Short exercise —
Copy out the data below as written; omit any images.

Source excerpt —

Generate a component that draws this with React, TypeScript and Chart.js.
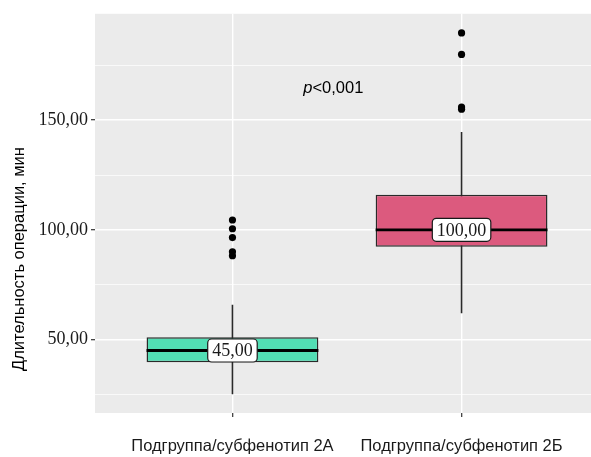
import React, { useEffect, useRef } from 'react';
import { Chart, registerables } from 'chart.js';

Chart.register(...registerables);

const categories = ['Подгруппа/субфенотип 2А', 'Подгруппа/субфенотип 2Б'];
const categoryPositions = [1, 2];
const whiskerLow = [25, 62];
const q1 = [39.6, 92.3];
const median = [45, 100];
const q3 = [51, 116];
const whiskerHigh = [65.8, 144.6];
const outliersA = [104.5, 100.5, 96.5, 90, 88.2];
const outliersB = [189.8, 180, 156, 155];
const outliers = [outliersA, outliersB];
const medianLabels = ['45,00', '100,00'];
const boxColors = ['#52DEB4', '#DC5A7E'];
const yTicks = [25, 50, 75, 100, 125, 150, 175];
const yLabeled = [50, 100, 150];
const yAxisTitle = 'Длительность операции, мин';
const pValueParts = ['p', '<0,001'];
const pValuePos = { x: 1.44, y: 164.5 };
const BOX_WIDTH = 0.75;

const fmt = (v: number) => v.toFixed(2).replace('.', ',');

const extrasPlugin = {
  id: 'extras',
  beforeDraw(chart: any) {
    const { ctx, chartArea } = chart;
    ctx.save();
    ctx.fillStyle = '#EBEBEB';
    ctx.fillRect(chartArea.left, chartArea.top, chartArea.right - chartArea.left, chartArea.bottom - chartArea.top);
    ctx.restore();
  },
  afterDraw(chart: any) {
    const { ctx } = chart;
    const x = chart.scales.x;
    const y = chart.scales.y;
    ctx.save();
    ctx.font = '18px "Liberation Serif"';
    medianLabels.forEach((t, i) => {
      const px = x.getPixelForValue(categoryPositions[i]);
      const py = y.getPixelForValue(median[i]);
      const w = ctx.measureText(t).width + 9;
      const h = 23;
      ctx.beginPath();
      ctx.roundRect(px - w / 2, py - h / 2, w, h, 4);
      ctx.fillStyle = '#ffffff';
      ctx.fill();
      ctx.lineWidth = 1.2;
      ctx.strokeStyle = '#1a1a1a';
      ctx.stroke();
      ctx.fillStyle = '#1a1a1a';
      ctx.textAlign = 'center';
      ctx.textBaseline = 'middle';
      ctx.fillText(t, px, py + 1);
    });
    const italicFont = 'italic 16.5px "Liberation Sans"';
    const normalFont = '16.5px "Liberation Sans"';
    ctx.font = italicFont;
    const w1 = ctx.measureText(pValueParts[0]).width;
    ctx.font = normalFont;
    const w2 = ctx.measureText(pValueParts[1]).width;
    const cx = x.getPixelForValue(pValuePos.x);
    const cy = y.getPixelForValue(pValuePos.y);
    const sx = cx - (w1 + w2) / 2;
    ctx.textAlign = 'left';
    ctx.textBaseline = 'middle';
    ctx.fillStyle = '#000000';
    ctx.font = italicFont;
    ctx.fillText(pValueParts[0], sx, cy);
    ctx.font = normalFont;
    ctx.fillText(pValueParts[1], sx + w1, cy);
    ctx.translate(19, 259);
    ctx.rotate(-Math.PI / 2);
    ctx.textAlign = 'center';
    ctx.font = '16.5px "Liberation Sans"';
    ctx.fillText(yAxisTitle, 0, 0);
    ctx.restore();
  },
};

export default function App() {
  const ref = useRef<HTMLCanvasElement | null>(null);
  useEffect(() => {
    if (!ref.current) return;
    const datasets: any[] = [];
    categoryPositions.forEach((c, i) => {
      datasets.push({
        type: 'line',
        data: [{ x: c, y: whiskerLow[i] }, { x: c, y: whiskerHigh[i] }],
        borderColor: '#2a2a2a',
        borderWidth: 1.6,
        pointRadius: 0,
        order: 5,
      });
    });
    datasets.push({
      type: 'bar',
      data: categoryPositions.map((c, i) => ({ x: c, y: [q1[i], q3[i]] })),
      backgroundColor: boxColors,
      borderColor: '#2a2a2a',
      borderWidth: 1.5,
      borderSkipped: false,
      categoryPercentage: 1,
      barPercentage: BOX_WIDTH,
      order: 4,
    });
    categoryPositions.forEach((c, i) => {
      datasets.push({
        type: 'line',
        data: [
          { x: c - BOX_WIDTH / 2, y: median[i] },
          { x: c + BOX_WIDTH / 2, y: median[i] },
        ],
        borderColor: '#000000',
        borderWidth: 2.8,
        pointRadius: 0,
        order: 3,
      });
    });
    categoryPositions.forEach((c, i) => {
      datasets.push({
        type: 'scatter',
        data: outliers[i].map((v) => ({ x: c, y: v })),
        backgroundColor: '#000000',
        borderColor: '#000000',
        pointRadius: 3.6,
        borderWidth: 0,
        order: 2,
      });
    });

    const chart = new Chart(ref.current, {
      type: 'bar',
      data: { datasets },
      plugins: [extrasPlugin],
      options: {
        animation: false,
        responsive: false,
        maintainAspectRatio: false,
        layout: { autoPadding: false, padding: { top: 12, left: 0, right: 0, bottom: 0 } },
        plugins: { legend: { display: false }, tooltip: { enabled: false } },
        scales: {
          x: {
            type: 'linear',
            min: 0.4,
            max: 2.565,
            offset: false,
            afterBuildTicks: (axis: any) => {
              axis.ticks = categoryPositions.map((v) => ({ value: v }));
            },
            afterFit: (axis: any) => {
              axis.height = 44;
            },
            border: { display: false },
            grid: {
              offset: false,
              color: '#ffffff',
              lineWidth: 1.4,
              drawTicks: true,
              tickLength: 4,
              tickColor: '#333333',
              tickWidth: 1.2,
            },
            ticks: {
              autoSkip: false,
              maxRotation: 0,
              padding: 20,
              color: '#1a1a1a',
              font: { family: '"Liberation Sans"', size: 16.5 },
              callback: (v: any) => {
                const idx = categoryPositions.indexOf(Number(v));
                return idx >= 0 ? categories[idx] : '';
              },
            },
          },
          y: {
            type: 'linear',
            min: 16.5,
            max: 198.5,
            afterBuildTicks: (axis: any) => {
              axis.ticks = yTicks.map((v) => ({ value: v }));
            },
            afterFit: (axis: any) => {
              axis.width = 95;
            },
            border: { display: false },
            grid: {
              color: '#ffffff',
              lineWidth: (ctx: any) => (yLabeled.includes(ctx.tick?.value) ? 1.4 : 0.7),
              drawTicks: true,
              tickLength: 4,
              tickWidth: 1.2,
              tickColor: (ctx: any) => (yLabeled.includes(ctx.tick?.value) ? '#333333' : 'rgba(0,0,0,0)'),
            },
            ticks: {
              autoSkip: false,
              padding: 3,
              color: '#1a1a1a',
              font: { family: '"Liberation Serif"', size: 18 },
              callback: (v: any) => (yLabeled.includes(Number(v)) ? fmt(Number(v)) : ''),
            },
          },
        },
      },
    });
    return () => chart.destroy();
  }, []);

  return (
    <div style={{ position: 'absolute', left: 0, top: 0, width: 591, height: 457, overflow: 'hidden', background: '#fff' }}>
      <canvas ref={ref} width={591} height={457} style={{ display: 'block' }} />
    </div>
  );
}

Correct result —
Generate a component that draws this with React, TypeScript and Chart.js.
import React, { useEffect, useRef } from 'react';
import { Chart, registerables } from 'chart.js';

Chart.register(...registerables);

const categories = ['Подгруппа/субфенотип 2А', 'Подгруппа/субфенотип 2Б'];
const categoryPositions = [1, 2];
const whiskerLow = [25, 62];
const q1 = [39.6, 92.3];
const median = [45, 100];
const q3 = [51, 116];
const whiskerHigh = [65.8, 144.6];
const outliersA = [104.5, 100.5, 96.5, 90, 88.2];
const outliersB = [189.8, 180, 156, 155];
const outliers = [outliersA, outliersB];
const medianLabels = ['45,00', '100,00'];
const boxColors = ['#52DEB4', '#DC5A7E'];
const yTicks = [25, 50, 75, 100, 125, 150, 175];
const yLabeled = [50, 100, 150];
const yAxisTitle = 'Длительность операции, мин';
const pValueParts = ['p', '<0,001'];
const pValuePos = { x: 1.44, y: 164.5 };
const BOX_WIDTH = 0.75;

const fmt = (v: number) => v.toFixed(2).replace('.', ',');

const extrasPlugin = {
  id: 'extras',
  beforeDraw(chart: any) {
    const { ctx, chartArea } = chart;
    ctx.save();
    ctx.fillStyle = '#EBEBEB';
    ctx.fillRect(chartArea.left, chartArea.top, chartArea.right - chartArea.left, chartArea.bottom - chartArea.top);
    ctx.restore();
  },
  afterDraw(chart: any) {
    const { ctx } = chart;
    const x = chart.scales.x;
    const y = chart.scales.y;
    ctx.save();
    ctx.font = '18px "Liberation Serif"';
    medianLabels.forEach((t, i) => {
      const px = x.getPixelForValue(categoryPositions[i]);
      const py = y.getPixelForValue(median[i]);
      const w = ctx.measureText(t).width + 9;
      const h = 23;
      ctx.beginPath();
      ctx.roundRect(px - w / 2, py - h / 2, w, h, 4);
      ctx.fillStyle = '#ffffff';
      ctx.fill();
      ctx.lineWidth = 1.2;
      ctx.strokeStyle = '#1a1a1a';
      ctx.stroke();
      ctx.fillStyle = '#1a1a1a';
      ctx.textAlign = 'center';
      ctx.textBaseline = 'middle';
      ctx.fillText(t, px, py + 1);
    });
    const italicFont = 'italic 16.5px "Liberation Sans"';
    const normalFont = '16.5px "Liberation Sans"';
    ctx.font = italicFont;
    const w1 = ctx.measureText(pValueParts[0]).width;
    ctx.font = normalFont;
    const w2 = ctx.measureText(pValueParts[1]).width;
    const cx = x.getPixelForValue(pValuePos.x);
    const cy = y.getPixelForValue(pValuePos.y);
    const sx = cx - (w1 + w2) / 2;
    ctx.textAlign = 'left';
    ctx.textBaseline = 'middle';
    ctx.fillStyle = '#000000';
    ctx.font = italicFont;
    ctx.fillText(pValueParts[0], sx, cy);
    ctx.font = normalFont;
    ctx.fillText(pValueParts[1], sx + w1, cy);
    ctx.translate(19, 259);
    ctx.rotate(-Math.PI / 2);
    ctx.textAlign = 'center';
    ctx.font = '16.5px "Liberation Sans"';
    ctx.fillText(yAxisTitle, 0, 0);
    ctx.restore();
  },
};

export default function App() {
  const ref = useRef<HTMLCanvasElement | null>(null);
  useEffect(() => {
    if (!ref.current) return;
    const datasets: any[] = [];
    categoryPositions.forEach((c, i) => {
      datasets.push({
        type: 'line',
        data: [{ x: c, y: whiskerLow[i] }, { x: c, y: whiskerHigh[i] }],
        borderColor: '#2a2a2a',
        borderWidth: 1.6,
        pointRadius: 0,
        order: 5,
      });
    });
    datasets.push({
      type: 'bar',
      data: categoryPositions.map((c, i) => ({ x: c, y: [q1[i], q3[i]] })),
      backgroundColor: boxColors,
      borderColor: '#2a2a2a',
      borderWidth: 1.5,
      borderSkipped: false,
      categoryPercentage: 1,
      barPercentage: BOX_WIDTH,
      order: 4,
    });
    categoryPositions.forEach((c, i) => {
      datasets.push({
        type: 'line',
        data: [
          { x: c - BOX_WIDTH / 2, y: median[i] },
          { x: c + BOX_WIDTH / 2, y: median[i] },
        ],
        borderColor: '#000000',
        borderWidth: 2.8,
        pointRadius: 0,
        order: 3,
      });
    });
    categoryPositions.forEach((c, i) => {
      datasets.push({
        type: 'scatter',
        data: outliers[i].map((v) => ({ x: c, y: v })),
        backgroundColor: '#000000',
        borderColor: '#000000',
        pointRadius: 3.6,
        borderWidth: 0,
        order: 2,
      });
    });

    const chart = new Chart(ref.current, {
      type: 'bar',
      data: { datasets },
      plugins: [extrasPlugin],
      options: {
        animation: false,
        responsive: false,
        maintainAspectRatio: false,
        layout: { autoPadding: false, padding: { top: 12, left: 0, right: 0, bottom: 0 } },
        plugins: { legend: { display: false }, tooltip: { enabled: false } },
        scales: {
          x: {
            type: 'linear',
            min: 0.4,
            max: 2.565,
            offset: false,
            afterBuildTicks: (axis: any) => {
              axis.ticks = categoryPositions.map((v) => ({ value: v }));
            },
            afterFit: (axis: any) => {
              axis.height = 44;
            },
            border: { display: false },
            grid: {
              offset: false,
              color: '#ffffff',
              lineWidth: 1.4,
              drawTicks: true,
              tickLength: 4,
              tickColor: '#333333',
              tickWidth: 1.2,
            },
            ticks: {
              autoSkip: false,
              maxRotation: 0,
              padding: 20,
              color: '#1a1a1a',
              font: { family: '"Liberation Sans"', size: 16.5 },
              callback: (v: any) => {
                const idx = categoryPositions.indexOf(Number(v));
                return idx >= 0 ? categories[idx] : '';
              },
            },
          },
          y: {
            type: 'linear',
            min: 16.5,
            max: 198.5,
            afterBuildTicks: (axis: any) => {
              axis.ticks = yTicks.map((v) => ({ value: v }));
            },
            afterFit: (axis: any) => {
              axis.width = 95;
            },
            border: { display: false },
            grid: {
              color: '#ffffff',
              lineWidth: (ctx: any) => (yLabeled.includes(ctx.tick?.value) ? 1.4 : 0.7),
              drawTicks: true,
              tickLength: 4,
              tickWidth: 1.2,
              tickColor: (ctx: any) => (yLabeled.includes(ctx.tick?.value) ? '#333333' : 'rgba(0,0,0,0)'),
            },
            ticks: {
              autoSkip: false,
              padding: 3,
              color: '#1a1a1a',
              font: { family: '"Liberation Serif"', size: 18 },
              callback: (v: any) => (yLabeled.includes(Number(v)) ? fmt(Number(v)) : ''),
            },
          },
        },
      },
    });
    return () => chart.destroy();
  }, []);

  return (
    <div style={{ position: 'absolute', left: 0, top: 0, width: 591, height: 457, overflow: 'hidden', background: '#fff' }}>
      <canvas ref={ref} width={591} height={457} style={{ display: 'block' }} />
    </div>
  );
}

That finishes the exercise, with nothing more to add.